Does my application automatically scale up and down?

Elasticity is a key selling point of the cloud, and it’s a key source of cost reduction. Testing whether your application is properly scaling, so that you can confidently benefit from the elasticity, should be part of your cloud journey.

Key metrics that are used to scale up and down need to be identified. Typically, this is CPU load of the target systems. An endpoint that creates CPU load can be used as the target.

Because this test doesn’t require representability, you can benefit from targeting an endpoint that is free from side effects. You also don’t want to initiate a flow that persists data that could accumulate, or that initiates subsequent processes and induces either unnecessary costs or blocks the load.

Perform the test in a stepped process, gradually increasing the load. The intervals should be long enough so that on each step, the metrics are able to initiate the scaling. For example, if you have as a rule that the CPU load shall be higher than 70 percent over a period of 5 minutes, your steps should be longer than 5 minutes to provide time for the scaling event to be initiated and run. You also want to see that the scaling was working and remediated the load situation that you created.

Consider starting your scaling test with more than one server. In a small environment, scaling up can be slow and require multiple cycles to cope with the load. And an EC2 Auto Scaling cluster can only double in size. This means that if you start with one server and start the load test, the maximum first scaling event can only be two servers. If the load generated required three servers, you would need two scaling events, which could take 20 minutes or longer.

Monitor the desired trigger for the scale up event and whether scaling was appropriate for the actual load.

If you have implemented a scale down event, you can also test this in a stepped manner. Monitor whether the scale down is applicable and appropriate for the existing load, and confirm that it doesn’t initiate an immediate scale up again.

Does my application behavior degrade over time with a constant high load?

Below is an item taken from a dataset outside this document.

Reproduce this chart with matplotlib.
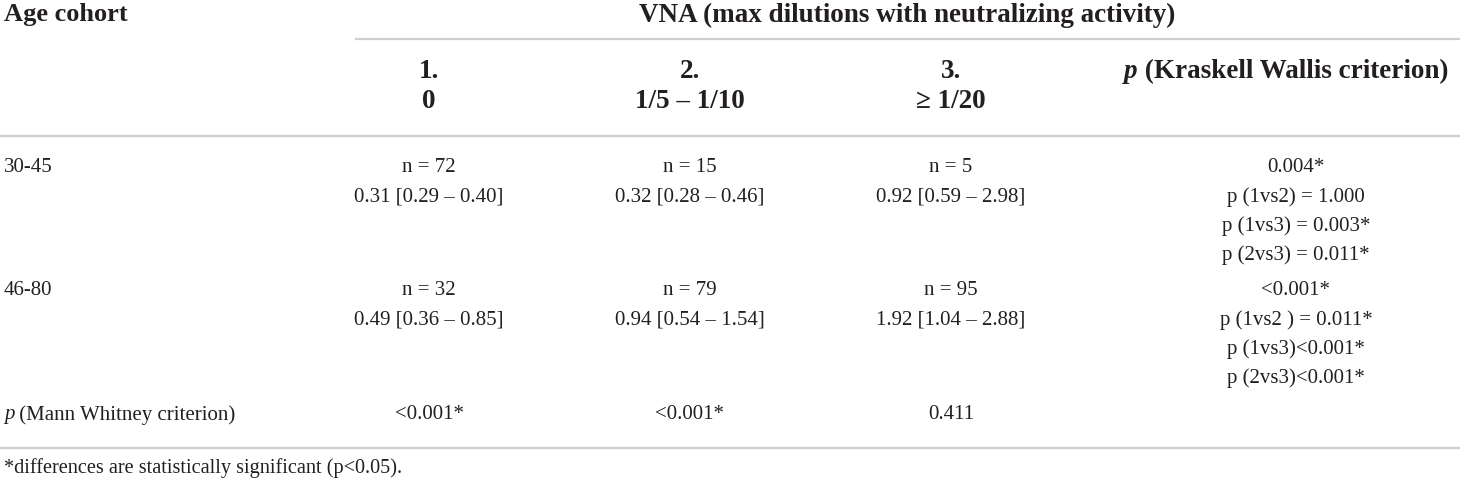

Some effects can be observed only when load is generated over a prolonged period of time. One of the most important effects is back pressure. This means that when a system is too slow to process the number of requests at the speed that they are coming, the performance of its client systems will degrade.

This is easier to observe if the slow system is the load target. In a more complex setup, you can observe the effect only when the impact of the load test propagates. A tracing solution that is able to visualize the response times between each of the services in a distributed system not only shows the results faster, but can help to identify the system that is acting as a bottleneck. You can identify the bottleneck system by obtaining the message correlation ID from the log files. Each request retains the same ID across all the systems that go through the load test.

Using a correlation ID helps you track the whole journey of a single message through all the different components in your platform. With this information, you can calculate the processing time for each single component that your message is traversing (processing_time = departure_time – arrival_time) and identify the slowest one. Zipkin, Jaeger, and AWS X-Ray are prominent solutions in this space.

For the most reliable results, choose a tool that supports setting a constant request rate. This means that if the target system is getting slower, the concurrency of the test tool must increase of keep the req/s constant. When the system starts to respond more slowly, it will tie up more threads and lower the request rate of your load-generating tool. A tool with a constant request rate must increase concurrency when happens, and you will see failure faster. Instead of measuring degradation by achieved req/s, you will measure by latency and even failed requests.

Is my application working?

Usually, you would not create high load but rather a sensible number of requests that verify functionality. You can also do this periodically against production, when the customers are not visiting the tested flows, to have another layer of monitoring.

As a shortcut, scenarios already created for load testing can be reused on production with a lower load configured.